Great news for the alumni of the Department of Finance and Statistics of School of Management: Yuan Ming (93 SCGY, Special Class for Gifted Youth), Yao Fang (9617), and Yu Jianfeng (9617) have been awarded multiple international prizes in the fields of Statistics and Finance.
Yuan Ming was honored by the Royal Statistical Society of UK with the Guy Medal in Bronze for his outstanding contribution regarding the issues of Statistical Inference for High-Dimensional Data, Machine Learning, and Nonparametric Estimation and Semi-parametric Estimation.
The Guy Medals were named after William Guy, the world famous physicist and statistician to mark excellent performance of statisticians of extraordinary accomplishment in the area.

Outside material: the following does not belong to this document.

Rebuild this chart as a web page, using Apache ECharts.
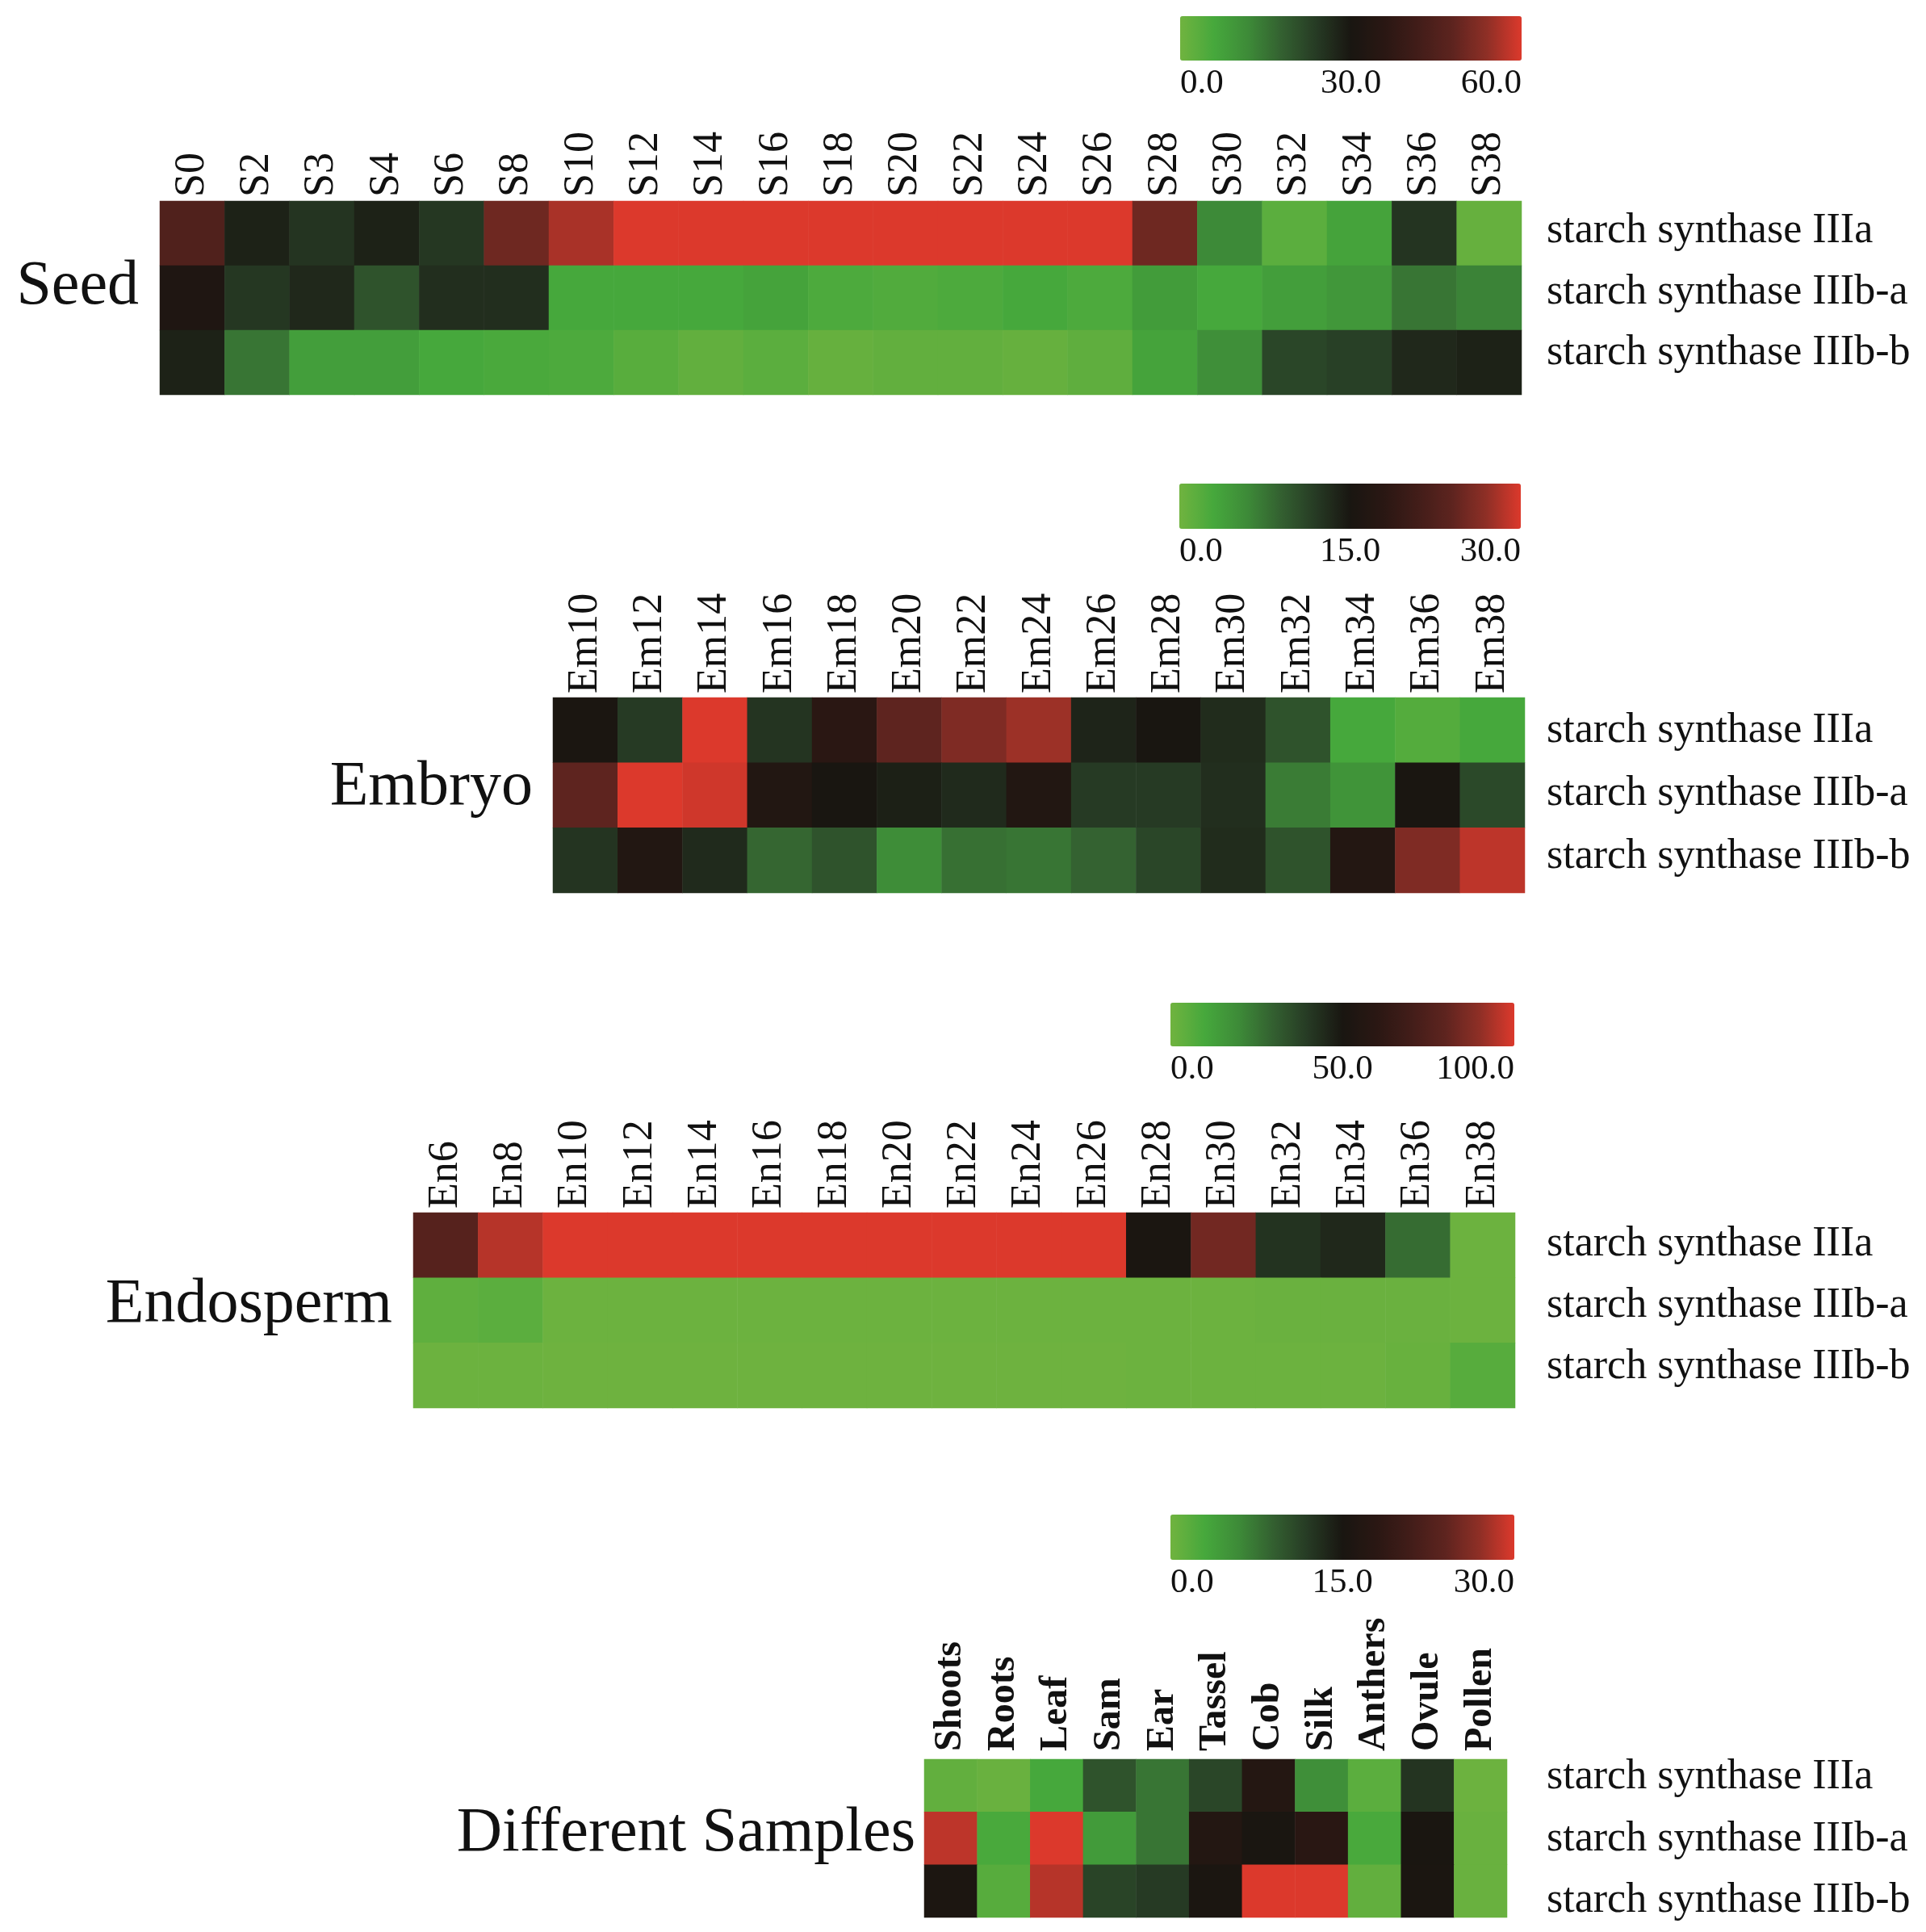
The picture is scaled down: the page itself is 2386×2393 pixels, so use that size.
<!DOCTYPE html>
<html>
<head>
<meta charset="utf-8">
<title>starch synthase III expression</title>
<script src="https://cdn.jsdelivr.net/npm/echarts@6/dist/echarts.min.js"></script>
<style>
  html, body { margin: 0; padding: 0; background: #fff; }
  #chart { width: 2386px; height: 2393px; }
</style>
</head>
<body>
<div id="chart"></div>
<script>
// genes (rows, same in every panel)
var genes = ['starch synthase IIIa', 'starch synthase IIIb-a', 'starch synthase IIIb-b'];

// Seed
var seedCols = ['S0','S2','S3','S4','S6','S8','S10','S12','S14','S16','S18','S20','S22','S24','S26','S28','S30','S32','S34','S36','S38'];
var seedIIIa  = [45, 28, 25, 28, 24.5, 50, 56, 60, 60, 60, 60, 60, 60, 60, 60, 50, 12, 3, 7, 25, 1.5];
var seedIIIba = [32, 24.5, 27, 20, 26, 26, 6, 6, 6, 7, 5, 4.5, 5, 6, 5, 8.5, 6, 8, 9.5, 15, 13];
var seedIIIbb = [28, 15, 8, 8, 6, 5.5, 5, 3.5, 2, 3, 1.5, 2, 2, 1.5, 2.5, 7, 11, 22, 23, 27, 28];
var seedTicks = [0, 30, 60];

// Embryo
var embryoCols = ['Em10','Em12','Em14','Em16','Em18','Em20','Em22','Em24','Em26','Em28','Em30','Em32','Em34','Em36','Em38'];
var embryoIIIa  = [15.3, 12, 30, 12.5, 18, 24, 26, 27.5, 13.8, 15, 13.2, 10, 3, 2, 3];
var embryoIIIba = [24, 30, 29.5, 16.5, 15, 14.2, 13.3, 16.5, 12, 12, 13, 7, 5, 15.2, 10.8];
var embryoIIIbb = [12.5, 16.5, 13.3, 8.5, 10, 5.7, 7.8, 7.5, 8.8, 11, 13.2, 10, 16.8, 26, 28.8];
var embryoTicks = [0, 15, 30];

// Endosperm
var endoCols = ['En6','En8','En10','En12','En14','En16','En18','En20','En22','En24','En26','En28','En30','En32','En34','En36','En38'];
var endoIIIa  = [77, 95, 100, 100, 100, 100, 100, 100, 100, 100, 100, 51, 84, 42, 45, 27, 1];
var endoIIIba = [4, 5, 1, 1, 1, 1, 1, 1, 1, 1, 1, 1, 1, 1.5, 1.5, 1.5, 1];
var endoIIIbb = [1, 1, 0.5, 0.5, 0.5, 0.5, 0.5, 0.5, 0.5, 0.5, 0.5, 1, 1, 1, 1, 2, 6];
var endoTicks = [0, 50, 100];

// Different samples
var sampleCols = ['Shoots','Roots','Leaf','Sam','Ear','Tassel','Cob','Silk','Anthers','Ovule','Pollen'];
var sampleIIIa  = [1, 0.5, 3, 10, 7.5, 11, 17, 5.5, 1.5, 12.5, 0.3];
var sampleIIIba = [28.8, 2.8, 30, 4.3, 7.5, 16.8, 15.2, 17.8, 2.8, 15.2, 0.5];
var sampleIIIbb = [15.5, 1.8, 28.5, 11.2, 12, 15.3, 30, 30, 1, 15.3, 0.5];
var sampleTicks = [0, 15, 30];

// green - black - red scale
var scaleColors = ['#70b33f','#46a83c','#3d8a38','#335f30','#263a24','#191611','#2a1713','#421d19','#5e241f','#8f2f26','#dc392c'];

var SERIF = '"Liberation Serif", "Times New Roman", serif';
var LABEL_X = 1916;   // row labels all start at the same x

var panels = [
  { title: 'Seed', cols: seedCols, rows: [seedIIIa, seedIIIba, seedIIIbb], ticks: seedTicks,
    grid: { left: 198, top: 249, width: 1687, height: 240 }, labels: { top: 249, height: 226 },
    bar: { left: 1462, top: 20, width: 423, height: 55 },
    titleX: 172, titleY: 356, labelBold: false },
  { title: 'Embryo', cols: embryoCols, rows: [embryoIIIa, embryoIIIba, embryoIIIbb], ticks: embryoTicks,
    grid: { left: 685, top: 864, width: 1204, height: 242 }, labels: { top: 866, height: 234 },
    bar: { left: 1461, top: 599, width: 423, height: 56 },
    titleX: 660, titleY: 976, labelBold: false },
  { title: 'Endosperm', cols: endoCols, rows: [endoIIIa, endoIIIba, endoIIIbb], ticks: endoTicks,
    grid: { left: 512, top: 1502, width: 1365, height: 242 }, labels: { top: 1503, height: 228 },
    bar: { left: 1450, top: 1242, width: 426, height: 54 },
    titleX: 486, titleY: 1617, labelBold: false },
  { title: 'Different Samples', cols: sampleCols, rows: [sampleIIIa, sampleIIIba, sampleIIIbb], ticks: sampleTicks,
    grid: { left: 1145, top: 2179, width: 722, height: 196 }, labels: { top: 2163, height: 234 },
    bar: { left: 1450, top: 1876, width: 426, height: 56 },
    titleX: 1134, titleY: 2272, labelBold: true }
];

var grids = [], xAxes = [], yAxes = [], series = [], visualMaps = [], graphics = [];
var n = panels.length;

// heatmap grids
panels.forEach(function (p, i) {
  var data = [];
  p.rows.forEach(function (vals, r) {
    vals.forEach(function (v, c) { data.push([c, r, v]); });
  });
  grids.push({ left: p.grid.left, top: p.grid.top, width: p.grid.width, height: p.grid.height });
  xAxes.push({
    type: 'category', gridIndex: i, data: p.cols, position: 'top',
    axisLine: { show: false }, axisTick: { show: false }, splitArea: { show: false },
    axisLabel: { interval: 0, rotate: -90, margin: p.labelBold ? 10 : 5, fontFamily: SERIF, fontSize: p.labelBold ? 48 : 52,
                 fontWeight: p.labelBold ? 'bold' : 'normal', color: '#111' }
  });
  yAxes.push({
    type: 'category', gridIndex: i, data: genes, inverse: true,
    axisLine: { show: false }, axisTick: { show: false }, axisLabel: { show: false }, splitArea: { show: false }
  });
  series.push({
    type: 'heatmap', xAxisIndex: i, yAxisIndex: i, data: data,
    itemStyle: { borderWidth: 0 }, emphasis: { disabled: true }
  });
  visualMaps.push({
    type: 'continuous', seriesIndex: i, min: 0, max: p.ticks[2], orient: 'horizontal',
    left: p.bar.left, top: p.bar.top, itemWidth: p.bar.height, itemHeight: p.bar.width,
    padding: 0, calculable: false, realtime: false, hoverLink: false,
    inRange: { color: scaleColors }
  });
  graphics.push({
    type: 'text', x: p.titleX, y: p.titleY,
    style: { text: p.title, font: 'normal 78px ' + SERIF, fill: '#111', align: 'right', verticalAlign: 'middle' }
  });
});

// tick label axes under each colour bar
panels.forEach(function (p, i) {
  var gi = n + i;
  grids.push({ left: p.bar.left, top: p.bar.top, width: p.bar.width, height: p.bar.height });
  xAxes.push({
    type: 'value', gridIndex: gi, min: p.ticks[0], max: p.ticks[2], interval: p.ticks[1],
    position: 'bottom', axisLine: { show: false }, axisTick: { show: false }, splitLine: { show: false },
    axisLabel: { margin: 7, fontFamily: SERIF, fontSize: 43, color: '#111', alignMinLabel: 'left', alignMaxLabel: 'right',
                 formatter: function (v) { return v.toFixed(1); } }
  });
  yAxes.push({ type: 'value', gridIndex: gi, show: false, min: 0, max: 1 });
});

// gene name axes on the right of each panel
panels.forEach(function (p, i) {
  var gi = 2 * n + i;
  grids.push({ left: p.grid.left, top: p.labels.top, width: LABEL_X - p.grid.left, height: p.labels.height });
  xAxes.push({ type: 'value', gridIndex: gi, show: false, min: 0, max: 1 });
  yAxes.push({
    type: 'category', gridIndex: gi, data: genes, inverse: true, position: 'right',
    axisLine: { show: false }, axisTick: { show: false }, splitLine: { show: false },
    axisLabel: { interval: 0, margin: 0, fontFamily: SERIF, fontSize: 52, color: '#111', align: 'left' }
  });
});

var chart = echarts.init(document.getElementById('chart'), null, { renderer: 'canvas' });
chart.setOption({
  backgroundColor: '#ffffff',
  animation: false,
  grid: grids,
  xAxis: xAxes,
  yAxis: yAxes,
  visualMap: visualMaps,
  series: series,
  graphic: graphics
});
</script>
</body>
</html>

The Guy Medal in Bronze usually awarded young statisticians under the age of 35. Yuan was the first Chinese to won the prize.
Yuan was born in 1978. Admitted in the USTC department of SCGY of class 1993, he graduated with his master’s degree majoring in Probability and Statistics in 2000 from the SOM of USTC. He continued his education abroad with a master’s degree in Computer Science at Wisconsin-Madison in 2003, and a PhD in Statistics at the same university. He won multiple prizes such as:
Coca-Cola Junior Professorship, School of ISyE, Georgia Tech;
CAREER Award, DMS, National Science Foundation;
Distinguished Cancer Scholar, Georgia Cancer Coalition;
John van Ryzin Award, ENAR.
Yao Fang was given an award by the Statistical Society of Canada, the 2014 CRM-SSC Prize in Statistics, for his fundamental, influential, and pioneering research in area of Functional Data Analysis; his profound accomplishment in the exploration of the relation between Longitudinal Data and Functional Data; and his creative and successful application of the classic Nonparametric Estimation in FDA research.
This award is usually given to individuals with extraordinary contribution to the discipline, who graduated from their Ph.D. programs within 15 years.
Yao was born in 1978. As an alumnus of the Department of Statistics and Finance of the USTC SOM, he then furthered his education at UC Davis, and graduated with his doctoral degree in Statistics. He now works as a professor in the University of Toronto, Canada.
Yu Jianfeng was awarded the Smith Breeden first prize by the American Finance Association, for his published paper entitled Technological Growth and Asset Pricing, (joint with Nicolae Garleanu and Stavros Panageas), Journal of Finance, 67, August 2012, pp. 1265-1292.
The Smith Breeden Prize is an annual prize given to authors with the best finance research papers published in the Journal of Finance in any area other than corporate finance.
Yu had previously won many awards and multiple prizes in Finance, including:
Chicago Quantitative Alliance (CQA) Academic Competition, Third Prize, 2014;
4th Annual TCFA Best Paper Award, 2013;
Crowell Memorial Prize (Third Prize), PanAgora Asset Management, 2013;
Annual Faculty Research Award, Carlson School of Management, 2012;
Smith-Breeden Prize (First Prize), 2012;
Institute for Quantitative Research in Finance (Q-Group) Research Award, 2012;
Chicago Quantitative Alliance (CQA) Academic Competition, First Prize, 2012;
3rd Annual TCFA Best Paper Award, 2012;
Inaugural AQR Insight Award, honorable mention, 2012;
RWC Marshall Blume Prize, honorable mention, 2011.
Yu was born in 1982. He graduated from the Department of Statistics and Finance, the Class of 1996. He studied Statistics at Yale University during 2000-2003. He received his doctoral degree in Finance of The Wharton School of the University of Pennsylvania. He now is a professor in the Carlson School of Management, University of Minnesota.